Because highly-revered bottles like Port Ellen are so expensive, and must-have bottles of Pappy impossible to find, there's an acceptance of the idea that cult whiskies are out of reach. This new mindset has helped to refocus our gaze back towards what we can actually afford to drink and what's actually on the shelf. Instead of hearing, "I'm slowly sipping my last few bottles of Brora and Stitzel-Weller," I'm hearing, "I'll probably never taste those whiskies, so I don't really think about them." Seasoned whisky veterans are skeptical about the marketplace because, in their experience, most of the value has vanished, but the absence of these consumers—the ones who are sitting on their backstock and waiting for the old days to return—isn't really being felt. In my humble opinion, this is because the consumption of boutique spirits is no longer a side hobby for the super geeks—it's at the point where a greater proportion of the general populace is involved and the liquid is actually being consumed.

Today's spirits customer is more excited about drinking than collecting—at least today's K&L customer is. Most of the new drinkers I've met over the last year are buying bottles, emptying them, then coming back wide-eyed for more. I have become one of these drinkers, and I've been taking my queue from the passion this younger generation is bringing. I'm still interested in old whisky, rare whisky, and new whisky—it's just that I'm interested in drinking it and then moving on to something else. I don't pine for the old days, I don't wish things were back to the way they used to be, and I do not give a flying fuck about batch numbers.

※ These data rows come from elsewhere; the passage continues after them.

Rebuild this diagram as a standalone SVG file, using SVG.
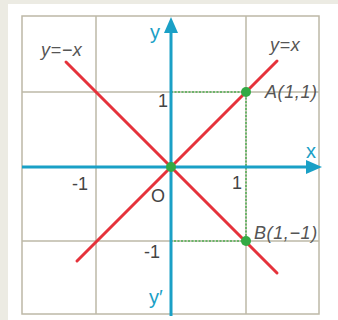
<svg xmlns="http://www.w3.org/2000/svg" width="338" height="320" viewBox="0 0 338 320">
<style>
.grid{stroke:#bdb8a7;stroke-width:1.5;fill:none}
.red{stroke:#e5323b;stroke-width:3;stroke-linecap:round}
.axis{stroke:#1aa0c6;stroke-width:3}
.dash{stroke:#4caf50;stroke-width:1.5;stroke-dasharray:2 1.5;fill:none}
.dot{fill:#33aa44}
.lbl{font-family:"Liberation Sans",Arial,sans-serif;font-style:italic;font-size:18px;fill:#555;letter-spacing:0.6px}
.num{font-family:"Liberation Sans",Arial,sans-serif;font-size:18px;fill:#444}
.ax{font-family:"Liberation Sans",Arial,sans-serif;font-size:20px;fill:#1aa0c6}
</style>
<rect x="0" y="0" width="338" height="320" fill="#ecebe3"/>
<rect x="8" y="4" width="330" height="316" fill="#ffffff"/>
<g id="grid">
<rect x="22" y="16" width="297" height="298" fill="#fdf6df" class="grid"/>
<line x1="96" y1="16" x2="96" y2="314" class="grid"/>
<line x1="246" y1="16" x2="246" y2="314" class="grid"/>
<line x1="22" y1="92" x2="319" y2="92" class="grid"/>
<line x1="22" y1="241" x2="319" y2="241" class="grid"/>
</g>
<g id="connectors">
<path d="M171 92 H246 V241 H171" class="dash"/>
<line x1="66" y1="62" x2="277" y2="273" class="red"/>
<line x1="77" y1="261" x2="277" y2="61" class="red"/>
<line x1="22" y1="167" x2="310" y2="167" class="axis"/>
<polygon points="322,167 306,160 306,174" fill="#1aa0c6"/>
<line x1="171" y1="316" x2="171" y2="28" class="axis"/>
<polygon points="171,17 164,33 178,33" fill="#1aa0c6"/>
</g>
<g id="points">
<circle cx="171" cy="167" r="5" class="dot"/>
<circle cx="246" cy="92" r="5" class="dot"/>
<circle cx="246" cy="241" r="5" class="dot"/>
</g>
<g id="labels">
<text x="150" y="39" class="ax">y</text>
<text x="306" y="158" class="ax">x</text>
<text x="149" y="304" class="ax">y′</text>
<text x="41" y="56" class="lbl">y=−x</text>
<text x="270" y="51" class="lbl">y=x</text>
<text x="265" y="98" class="lbl">A(1,1)</text>
<text x="254" y="239" class="lbl">B(1,−1)</text>
<text x="158" y="107" class="num">1</text>
<text x="72" y="190" class="num">-1</text>
<text x="232" y="189" class="num">1</text>
<text x="144" y="258" class="num">-1</text>
<text x="151" y="202" class="num" font-size="22">O</text>
</g>
</svg>
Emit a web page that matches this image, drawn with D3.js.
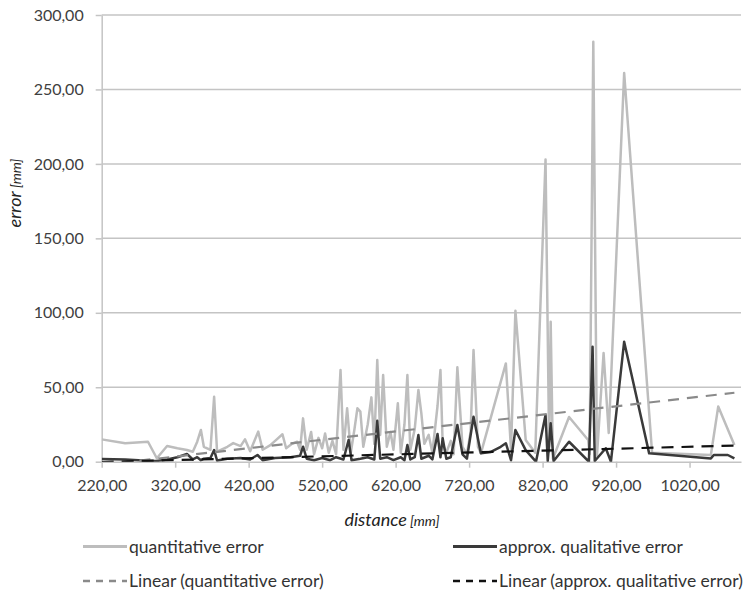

I simply look forward to the next glass and I love that more and more drinkers are adopting this mentality.

The bubble for collectables might still be forming, but there is no cap for new enthusiasm or new boutique consumerism. We're continuing to find new products that inspire us and more people than ever before are drinking them. When you drink for the sake of drinking, there is no collector burn out; there are no cycles.